## Problem to work on
Only the lines from the top of the listing below to the line that has "y_ticks = [0, 5, 10, 15, 20, 25, 30, 35]" should be echoed, with both ends kept and pictures left out.
--- --- ---
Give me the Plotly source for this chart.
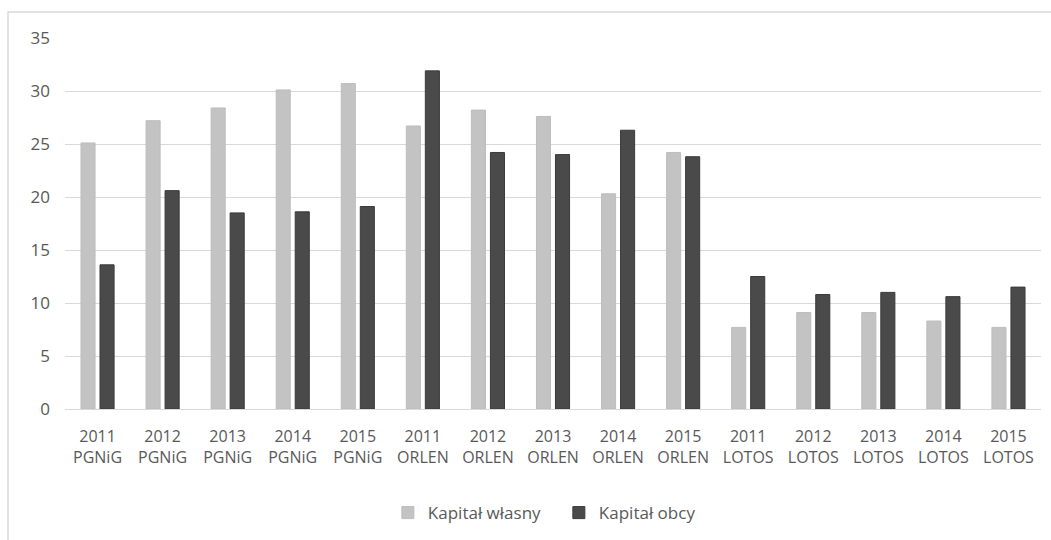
import plotly.graph_objects as go

years = ["2011", "2012", "2013", "2014", "2015"]
companies = ["PGNiG", "ORLEN", "LOTOS"]
categories = [f"{y}<br>{c}" for c in companies for y in years]

kapital_wlasny = [25.1, 27.2, 28.4, 30.1, 30.7,
                  26.7, 28.2, 27.6, 20.3, 24.2,
                  7.7, 9.1, 9.1, 8.3, 7.7]
kapital_obcy = [13.6, 20.6, 18.5, 18.6, 19.1,
                31.9, 24.2, 24.0, 26.3, 23.8,
                12.5, 10.8, 11.0, 10.6, 11.5]

y_ticks = [0, 5, 10, 15, 20, 25, 30, 35]

font_family = "Open Sans"
text_color = "#595959"

fig = go.Figure()
fig.add_trace(go.Bar(
    x=categories, y=kapital_wlasny, name="Kapitał własny",
    marker=dict(color="#C3C3C3", line=dict(color="#BDBDBD", width=1)),
))
fig.add_trace(go.Bar(
    x=categories, y=kapital_obcy, name="Kapitał obcy",
    marker=dict(color="#4A4A4A", line=dict(color="#3A3A3A", width=1)),
))

fig.update_layout(
    width=1051, height=540,
    margin=dict(l=65, r=10, t=38, b=130),
    paper_bgcolor="white", plot_bgcolor="white",
    barmode="group", bargap=0.415, bargroupgap=0.26,
    font=dict(family=font_family, size=16, color=text_color),
    showlegend=True,
    legend=dict(orientation="h", x=0.506, xanchor="center", y=-0.277, yanchor="middle",
                font=dict(size=17, color=text_color), itemwidth=30,
                entrywidth=126, traceorder="normal"),
    xaxis=dict(showgrid=False, showline=False, ticks="", tickangle=0,
               tickfont=dict(size=16, color=text_color), ticklabelstandoff=16),
    yaxis=dict(range=[0, 35], tickvals=y_ticks, showgrid=True, gridcolor="#D9D9D9",
               gridwidth=1, zeroline=True, zerolinecolor="#D9D9D9", zerolinewidth=1,
               showline=False, ticks="", ticklabelstandoff=14,
               tickfont=dict(size=17, color=text_color)),
    shapes=[dict(type="rect", xref="paper", yref="paper",
                 x0=(8 - 65) / 976, x1=(1060 - 65) / 976,
                 y0=(410 - 560) / 372, y1=(410 - 12) / 372,
                 line=dict(color="#D9D9D9", width=1.5), fillcolor="rgba(0,0,0,0)",
                 layer="below")],
)

fig.write_html("out.html")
--- --- ---
## Output of the exercise
Give me the Plotly source for this chart.
import plotly.graph_objects as go

years = ["2011", "2012", "2013", "2014", "2015"]
companies = ["PGNiG", "ORLEN", "LOTOS"]
categories = [f"{y}<br>{c}" for c in companies for y in years]

kapital_wlasny = [25.1, 27.2, 28.4, 30.1, 30.7,
                  26.7, 28.2, 27.6, 20.3, 24.2,
                  7.7, 9.1, 9.1, 8.3, 7.7]
kapital_obcy = [13.6, 20.6, 18.5, 18.6, 19.1,
                31.9, 24.2, 24.0, 26.3, 23.8,
                12.5, 10.8, 11.0, 10.6, 11.5]

y_ticks = [0, 5, 10, 15, 20, 25, 30, 35]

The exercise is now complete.